そんな時、夫から少しゆっくりしておいで、と送り出され故郷・仙台へ。
電車の中で出会った閉所恐怖症の少女・サクラコは、雪が降り積もると息苦しくなると言い、玲子は電車の中で彼女の手を握って語りかけて助けます。
松島でお寺巡りをしている時、偶然再会し、サクラコの言動に救われます。
ハライソ
浩太郎は、津村成久の部下。
ソーシャルゲームでペアを組んでいる、ネット上のみの付き合いのヨシノに心を許してはいるものの、リアルでは、童貞であることを引け目に思っています。
リアルでは、恋人気取りの聡美との付き合いも押されっぱなし。
そんな時、担当物件に住む女性の部屋に新興宗教の人が訪ねてくる…と相談を受けているうちに、年上の彼女の方が、自分の弱さをさらけ出せて…
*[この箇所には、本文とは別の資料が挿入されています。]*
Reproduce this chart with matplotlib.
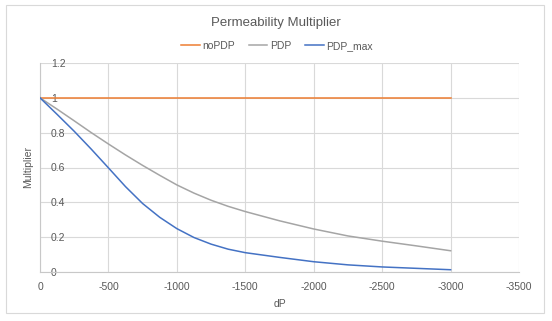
import matplotlib.pyplot as plt
from matplotlib.patches import Rectangle

# Data
dp = [0, -125, -250, -375, -500, -625, -750, -875, -1000, -1125, -1250, -1375, -1500,
      -1750, -2000, -2250, -2500, -2750, -3000]
no_pdp = [1] * len(dp)
pdp = [1, 0.935, 0.868, 0.80, 0.735, 0.672, 0.612, 0.555, 0.5, 0.453, 0.412, 0.377, 0.347,
       0.294, 0.247, 0.207, 0.177, 0.150, 0.122]
pdp_max = [1, 0.905, 0.808, 0.705, 0.598, 0.490, 0.393, 0.314, 0.249, 0.198, 0.16, 0.131, 0.111,
           0.084, 0.059, 0.041, 0.029, 0.021, 0.013]

x_ticks = [0, -500, -1000, -1500, -2000, -2500, -3000, -3500]
y_ticks = [0, 0.2, 0.4, 0.6, 0.8, 1, 1.2]

TEXT = '#595959'
GRID = '#D9D9D9'

plt.rcParams['font.family'] = ['Liberation Sans', 'DejaVu Sans']

fig = plt.figure(figsize=(5.52, 3.21), dpi=100)
ax = fig.add_axes([40/552, 1-272/321, (519-40)/552, (272-63)/321])

ax.plot(dp, no_pdp, color='#ED7D31', lw=1.1, label='noPDP', zorder=3)
ax.plot(dp, pdp, color='#A5A5A5', lw=1.1, label='PDP', zorder=3, solid_joinstyle='round')
ax.plot(dp, pdp_max, color='#4472C4', lw=1.1, label='PDP_max', zorder=3, solid_joinstyle='round')

ax.set_xlim(0, -3500)
ax.set_ylim(0, 1.2)
ax.set_xticks(x_ticks)
ax.set_xticklabels([str(v) for v in x_ticks])
ax.set_yticks(y_ticks)
ax.set_yticklabels(['0', '0.2', '0.4', '0.6', '0.8', '1', '1.2'])

ax.grid(True, color=GRID, lw=0.8)
ax.set_axisbelow(True)
for s in ['top', 'right']:
    ax.spines[s].set_visible(False)
for s in ['left', 'bottom']:
    ax.spines[s].set_color('#C8C8C8')
    ax.spines[s].set_linewidth(0.8)

ax.tick_params(axis='x', length=0, pad=7.5, labelsize=7.5, labelcolor=TEXT)
ax.tick_params(axis='y', length=0, pad=-8, labelsize=7.5, labelcolor=TEXT)
for lab in ax.get_yticklabels():
    lab.set_horizontalalignment('left')

ax.set_xlabel('dP', fontsize=7.5, color=TEXT, labelpad=4.5)
ax.set_ylabel('Multiplier', fontsize=7.5, color=TEXT)
ax.yaxis.set_label_coords(-0.014, 0.5)

fig.text(276/552, 1-23/321, 'Permeability Multiplier', ha='center', va='center',
         fontsize=9.5, color=TEXT)

fig.legend(loc='center', bbox_to_anchor=(277/552, 1-46/321), ncol=3, frameon=False,
           fontsize=7.5, labelcolor=TEXT, handlelength=1.8, handletextpad=0.25,
           columnspacing=1.3)

fig.patches.append(Rectangle((6/552, 1-313/321), (544-6)/552, (313-5)/321,
                             transform=fig.transFigure, fill=False,
                             edgecolor=GRID, lw=0.8))

fig.savefig('out.png', dpi=100, facecolor='white')
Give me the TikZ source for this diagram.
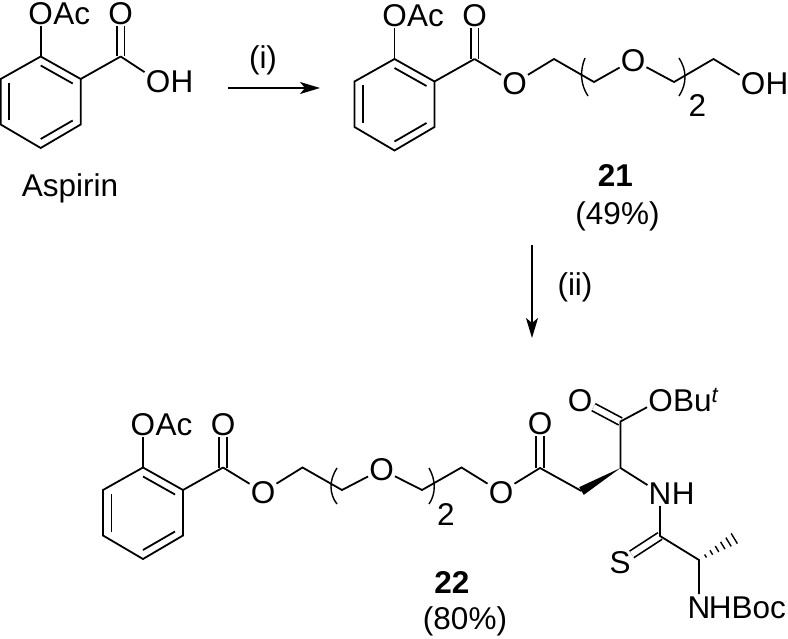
\documentclass[tikz,border=0pt]{standalone}
\usepackage{fontspec}
\setmainfont{Liberation Sans}
\usetikzlibrary{calc,positioning,arrows.meta}
\tikzset{
    bond/.style={line width=1.8pt},
    dblbond/.style={line width=1.7pt, double, double distance=6pt},
    bracket/.style={line width=1.4pt},
    hashbond/.style={line width=1.4pt},
    atom/.style={
        font=\fontsize{31.5}{32}\selectfont,
        inner xsep=1pt, inner ysep=1.5pt,
        text height=22.5pt, text depth=0pt
    },
    tail/.style={atom, inner xsep=0pt, right=-1pt of #1},
    label/.style={font=\fontsize{31.5}{32}\selectfont, inner sep=0pt},
    step arrow/.style={line width=1.8pt, -{Stealth[length=20pt,width=12pt,inset=5pt]}}
}
\begin{document}
\begin{tikzpicture}[x=1pt, y=-1pt]
    \useasboundingbox (0,0) rectangle (788,639);

    % aryl part, the same three times
    \foreach \ox/\oy/\pre in {0.7/0/a, 354.5/2.5/b, 103/411/c} {
        \begin{scope}[shift={(\ox,\oy)}, name prefix=\pre-]
            \coordinate (r1) at (40,56.5);
            \coordinate (r2) at (80,79);
            \coordinate (r3) at (80,124.5);
            \coordinate (r4) at (40,148);
            \coordinate (r5) at (0,124.5);
            \coordinate (r6) at (0,79);
            \coordinate (cc) at (120,56.5);
            \node[atom] (oac) at (40,13) {O};
            \node[tail=oac] (ac) {Ac};
            \node[atom] (oket) at (120,13) {O};
            \draw[dblbond] (cc) -- (oket);
            \draw[bond] (r1) -- (r2) -- (r3) -- (r4) -- (r5) -- (r6) -- cycle;
            \draw[bond] (r1) -- (oac);
            \draw[bond] (r2) -- (cc);
            \draw[bond] (40,65.5) -- (72,83.5);
            \draw[bond] (72,120.5) -- (40,139);
            \draw[bond] (8.5,120.5) -- (8.5,83);
        \end{scope}
    }

    % aspirin
    \node[atom] (oa) at (158,81) {O};
    \node[tail=oa] (ha) {H};
    \draw[bond] (a-cc) -- (oa);
    \node[label] (aspirin) at (70,188) {Aspirin};

    % first step
    \coordinate (s1a) at (228,88);
    \coordinate (s1b) at (320,88);
    \draw[step arrow] (s1a) -- (s1b);
    \node[label] (s1l) at (263,60) {(i)};

    % compound 21
    \node[atom] (be) at (514.5,83) {O};
    \coordinate (b1) at (554,59);
    \coordinate (b2) at (594,82);
    \node[atom] (bo) at (633,60) {O};
    \coordinate (b3) at (674,82);
    \coordinate (b4) at (713.5,59);
    \node[atom] (boh) at (753,83) {O};
    \node[tail=boh] (bh) {H};
    \draw[bond] (b-cc) -- (be);
    \draw[bond] (be) -- (b1) -- (b2) -- (bo) -- (b3) -- (b4) -- (boh);
    \draw[bracket] (585,58) .. controls (580,70) and (580,84) .. (588,96);
    \draw[bracket] (679,58) .. controls (687,70) and (687,84) .. (679,96);
    \node[label] (bn) at (697.5,106) {2};
    \node[label] (b21) at (615.5,176) {\textbf{21}};
    \node[label] (byield) at (617.5,216) {(49\%)};

    % second step
    \coordinate (s2a) at (532,245);
    \coordinate (s2b) at (532,338);
    \draw[step arrow] (s2a) -- (s2b);
    \node[label] (s2l) at (575,287) {(ii)};

    % compound 22
    \node[atom] (ce) at (263,492) {O};
    \coordinate (c1) at (302.5,467.5);
    \coordinate (c2) at (342,490);
    \node[atom] (co) at (381.5,469.5) {O};
    \coordinate (c3) at (422,490);
    \coordinate (c4) at (461.5,467.5);
    \node[atom] (ce2) at (501,492) {O};
    \coordinate (c5) at (540,468);
    \node[atom] (co2) at (540,423.5) {O};
    \coordinate (c6) at (581.5,491);
    \coordinate (c7) at (620.5,468);
    \coordinate (c8) at (620.5,421.5);
    \node[atom] (co3) at (580,400) {O};
    \node[atom] (cobu) at (660.5,400) {O};
    \node[tail=cobu] (bu) {Bu\textsuperscript{\itshape t}};
    \node[atom] (cn) at (660,493) {N};
    \node[tail=cn] (cnh) {H};
    \coordinate (c9) at (660,536);
    \node[atom] (cs) at (620,562) {S};
    \coordinate (c10) at (699,560);
    \coordinate (c11) at (740,535);
    \node[atom] (cn2) at (699,607) {N};
    \node[tail=cn2, xshift=-2pt] (boc) {HBoc};
    \draw[dblbond] (c5) -- (co2);
    \draw[dblbond] (c8) -- (co3);
    \draw[dblbond] (c9) -- (cs);
    \draw[bond] (c-cc) -- (ce);
    \draw[bond] (ce) -- (c1) -- (c2) -- (co) -- (c3) -- (c4) -- (ce2) -- (c5) -- (c6);
    \draw[bond] (c7) -- (c8) -- (cobu);
    \draw[bond] (c7) -- (cn) -- (c9) -- (c10) -- (cn2);
    \fill (c7) -- ($(c6)!4.5pt!90:(c7)$) -- ($(c6)!4.5pt!-90:(c7)$) -- cycle;
    \foreach \f in {0.16,0.3,0.44,0.58,0.72,0.86,1} {
        \pgfmathsetmacro\w{0.8+6*\f}
        \draw[hashbond] ($(c10)!\f!(c11)!\w pt!90:(c11)$) -- ($(c10)!\f!(c11)!\w pt!-90:(c11)$);
    }
    \draw[bracket] (337,468) .. controls (329,480) and (329,494) .. (337,504);
    \draw[bracket] (429,468) .. controls (436,480) and (436,494) .. (429,504);
    \node[label] (cn3) at (446,515) {2};
    \node[label] (c22) at (452,583) {\textbf{22}};
    \node[label] (cyield) at (465,621) {(80\%)};
\end{tikzpicture}
\end{document}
「ハライソ」はポルトガル語で楽園、という意味のソーシャルゲームの名前です^^
やわらかい骨
最終章の「やわらかい骨」が一番グッときました。
津村成久の一人娘・小春の物語。
赤ちゃんの時に母と死別して母がいないということは、当たり前のことだったのに、周囲の人から哀れそうに扱われることや、過剰に気遣われることが嫌だった小春。
男子が、母に対する愚痴を言った時、「大事にされるって、なくさないとわからないんだ」と何気なく言って 相手が猛省して謝ってきます。
当たり前だと思っていたことが、なくしてみて、初めてどれほど大切だったかがわかるんですね~、同感♪
ある日、クラスに葵という親が宗教団体で働いているという女の子が転向してきて。
クラスで力を持っている理緒が、葵を一旦グループに入れておいて、あからさまにのけものにされているのを見て寄り添ってあげた小春でしたが…
葵はどこか吹っ切れていて、小春と必要以上に心を合わせてこないのでした。
「当たり前が違う子」と一緒にいると苦しい、どっちが悪いとかではない。
そんな言葉が、心に残りました、真理だな、と。
彩瀬まるさんの作品は…
まだこれが初めてなので、彩瀬まるさんの作風とかは何冊か読まないとわかりませんが、原田マハさんの作品のように、脳内でドラマが動く作品ではありません。
が、登場人物の心の動きを表す比喩がお上手だな、と思いました。
表紙の銀杏の葉は、「やわらかい骨」に出てくる森林公園の降り注ぐ銀杏の葉、です。